El presidente electo de Estados Unidos, Donald Trump, dijo el domingo en el programa “60 Minutes” de la cadena CBS que tiene la intención de deportar o “encarcelar” a 2 millones o “incluso 3 millones” de personas que son “delincuentes y tienen antecedentes penales, pandilleros o traficantes de drogas”. Si bien esta amenaza está lejos de sus promesas de campaña de deportar a los 11 millones de inmigrantes no autorizados en EE.UU., es probable que encamine al país a cometer graves violaciones de derechos.
Esto lo sabemos porque ya se ha hecho antes. Perseguir a personas concretas para aplicarles la ley de inmigración a través del sistema de justicia penal no es una política nueva. Tampoco lo es deportar a millones de personas. En los primeros seis años del gobierno de Obama, las autoridades deportaron a 2 millones de personas supuestamente escogidas, como describió Obama en términos sorprendentemente similares, por ser “criminales, pandilleros [y] personas que están perjudicando a la comunidad”. Pero eso no es lo que pasó.
En su lugar, el gobierno criminalizó a los inmigrantes y recurrió a infracciones menores para atacarlos. El New York Times encontró en 2014 que dos tercios de los casi dos millones de deportaciones del gobierno de Obama involucraron a personas que habían cometido infracciones menores, incluyendo violaciones de tráfico, o no tenían antecedentes penales. Muchas deportaciones se iniciaron a través del programa gubernamental ya suspendido (Comunidades Seguras), que combinaba la labor de la policía local con la aplicación de la ley de inmigración. Sin embargo, como resultado, en algunos aspectos llegó a hacer que las comunidades fueran incluso menos seguras.
Cuando los servicios de inmigración intentan deportar a millones de “criminales”, personas como Melida Ruiz y su familia pagan el precio. Melida, una residente permanente legal, es una abuela que lleva viviendo en EE.UU. desde 1981. En 2011 permaneció siete meses en detención migratoria, luchando para evitar la deportación basada en una condena por un delito menor de drogas de 2002, su única sanción en más de 30 años en el país. Al permitirle permanecer en EE.UU. con su familia, un juez de inmigración sentenció que su única condena “no era representativa de su carácter”. Muchos miles de personas con lazos similares en este país no han tenido tanta suerte.
Las comunidades estadounidenses también pagan el precio.
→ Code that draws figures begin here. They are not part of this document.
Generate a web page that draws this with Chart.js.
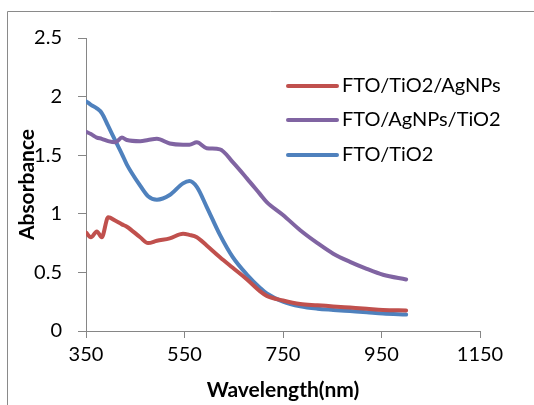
<!DOCTYPE html>
<html>
<head>
<meta charset="utf-8">
<script src="https://cdn.jsdelivr.net/npm/chart.js@4"></script>
<style>
  html, body { margin: 0; padding: 0; background: #fff; }
  #wrap { width: 534px; height: 405px; position: relative; }
</style>
</head>
<body>
<div id="wrap"><canvas id="absChart" width="534" height="405"></canvas></div>
<script>
// wavelength grid (nm) and absorbance
const wavelengths = [350, 360, 372, 382, 395, 410, 423, 433, 460, 476, 494, 520, 547, 560, 575, 595, 622, 648, 677, 703, 717, 750, 785, 820, 852, 886, 920, 953, 1000];
const tio2Ag = [0.84, 0.80, 0.85, 0.80, 0.97, 0.94, 0.91, 0.89, 0.80, 0.75, 0.77, 0.79, 0.83, 0.82, 0.80, 0.73, 0.63, 0.54, 0.44, 0.34, 0.30, 0.26, 0.23, 0.22, 0.21, 0.20, 0.19, 0.18, 0.175];
const agTio2 = [1.70, 1.68, 1.65, 1.64, 1.62, 1.61, 1.65, 1.63, 1.62, 1.63, 1.64, 1.60, 1.59, 1.59, 1.61, 1.56, 1.55, 1.44, 1.30, 1.17, 1.10, 0.99, 0.86, 0.75, 0.66, 0.59, 0.53, 0.48, 0.44];
const tio2 = [1.96, 1.93, 1.90, 1.86, 1.75, 1.62, 1.51, 1.42, 1.24, 1.15, 1.12, 1.16, 1.26, 1.28, 1.23, 1.06, 0.82, 0.63, 0.48, 0.37, 0.32, 0.25, 0.21, 0.19, 0.18, 0.17, 0.16, 0.15, 0.14];

const seriesNames = ["FTO/TiO2/AgNPs", "FTO/AgNPs/TiO2", "FTO/TiO2"];
const seriesColors = ["#C0504D", "#8064A2", "#4F81BD"];

const FONT = "Lato, 'Open Sans', sans-serif";
const AXIS_GRAY = "#868686";

function toPoints(vals) {
  return wavelengths.map((w, i) => ({ x: w, y: vals[i] }));
}

// legend drawn inside the plot, plus the partial outer frame
const overlay = {
  id: "overlay",
  beforeDraw(chart) {
    const c = chart.ctx;
    c.save();
    c.strokeStyle = "#8a8a8a";
    c.lineWidth = 1;
    c.beginPath();
    c.moveTo(7.5, 405);
    c.lineTo(7.5, 11.5);
    c.lineTo(534, 11.5);
    c.stroke();
    c.restore();
  },
  afterDraw(chart) {
    const c = chart.ctx;
    const rows = [86, 120, 155];
    c.save();
    c.font = "20px " + FONT;
    c.textBaseline = "middle";
    c.textAlign = "left";
    chart.data.datasets.forEach((ds, i) => {
      c.strokeStyle = ds.borderColor;
      c.lineWidth = 4;
      c.lineCap = "round";
      c.beginPath();
      c.moveTo(288, rows[i]);
      c.lineTo(337, rows[i]);
      c.stroke();
      c.fillStyle = "#000";
      c.fillText(ds.label, 342, rows[i]);
    });
    c.restore();
  },
};

const ctx = document.getElementById("absChart").getContext("2d");
const absChart = new Chart(ctx, {
  type: "line",
  data: {
    datasets: [
      { label: seriesNames[0], data: toPoints(tio2Ag), borderColor: seriesColors[0] },
      { label: seriesNames[1], data: toPoints(agTio2), borderColor: seriesColors[1] },
      { label: seriesNames[2], data: toPoints(tio2), borderColor: seriesColors[2] },
    ].map((d) => ({
      ...d,
      borderWidth: 4,
      pointRadius: 0,
      fill: false,
      cubicInterpolationMode: "monotone",
      borderCapStyle: "round",
    })),
  },
  options: {
    responsive: false,
    animation: false,
    layout: { padding: { top: 38, right: 54, left: 15, bottom: 2 } },
    plugins: {
      legend: { display: false },
      tooltip: { enabled: false },
    },
    scales: {
      x: {
        type: "linear",
        min: 350,
        max: 1150,
        ticks: {
          stepSize: 200,
          color: "#000",
          font: { family: FONT, size: 20 },
          padding: 5,
          maxRotation: 0,
          callback: (v) => String(v),
        },
        grid: {
          drawOnChartArea: false,
          color: AXIS_GRAY,
          tickLength: 7,
        },
        border: { color: AXIS_GRAY, width: 1 },
        title: {
          display: true,
          text: "Wavelength(nm)",
          color: "#000",
          font: { family: FONT, size: 21, weight: "bold" },
          padding: 0,
        },
        afterFit(scale) {
          scale.height = 72;
        },
      },
      y: {
        min: 0,
        max: 2.5,
        ticks: {
          stepSize: 0.5,
          color: "#000",
          font: { family: FONT, size: 20 },
          padding: 16,
          callback: (v) => String(v),
        },
        grid: {
          drawOnChartArea: false,
          color: AXIS_GRAY,
          tickLength: 8,
        },
        border: { color: AXIS_GRAY, width: 1 },
        title: {
          display: true,
          text: "Absorbance",
          color: "#000",
          font: { family: FONT, size: 21, weight: "bold" },
          padding: 0,
        },
        afterFit(scale) {
          scale.width = 71;
        },
      },
    },
  },
  plugins: [overlay],
});
</script>
</body>
</html>
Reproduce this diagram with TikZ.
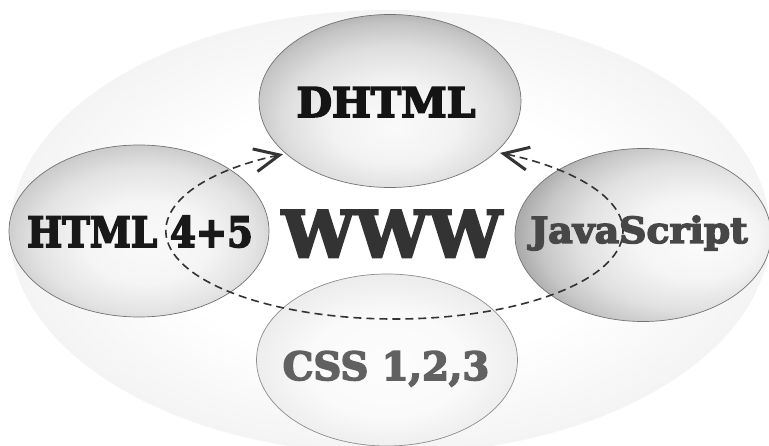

El presidente electo Trump ha dicho que restituiría las Comunidades Seguras y otros programas similares para ayudar a “identificar a cientos de miles de extranjeros deportables en las prisiones locales”. Puede que estos programas hayan identificado a personas por deportar, pero no hay evidencia de que hayan aumentado la seguridad de las comunidades. En su lugar, hicieron que los inmigrantes irregulares sientan terror de la policía, hasta el punto de evitar a los agentes incluso cuando necesitaban desesperadamente protección policial. Esto significa que muchos delitos no son denunciados, investigados ni procesados. En palabras del fiscal de distrito de San Francisco George Gascón: “cuando las víctimas tienen miedo de dar la cara y cooperar con las autoridades debido a su estatus migratorio, toda la comunidad sufre”.
El presidente electo Trump debería renunciar a su plan de deportar a millones de personas. La experiencia demuestra que las personas atrapadas en esa red serán residentes que llevan mucho tiempo en el país, a menudo con familias de ciudadanos estadounidenses que son necesitados, amados y dolorosamente extrañados por sus hijos, padres y comunidades.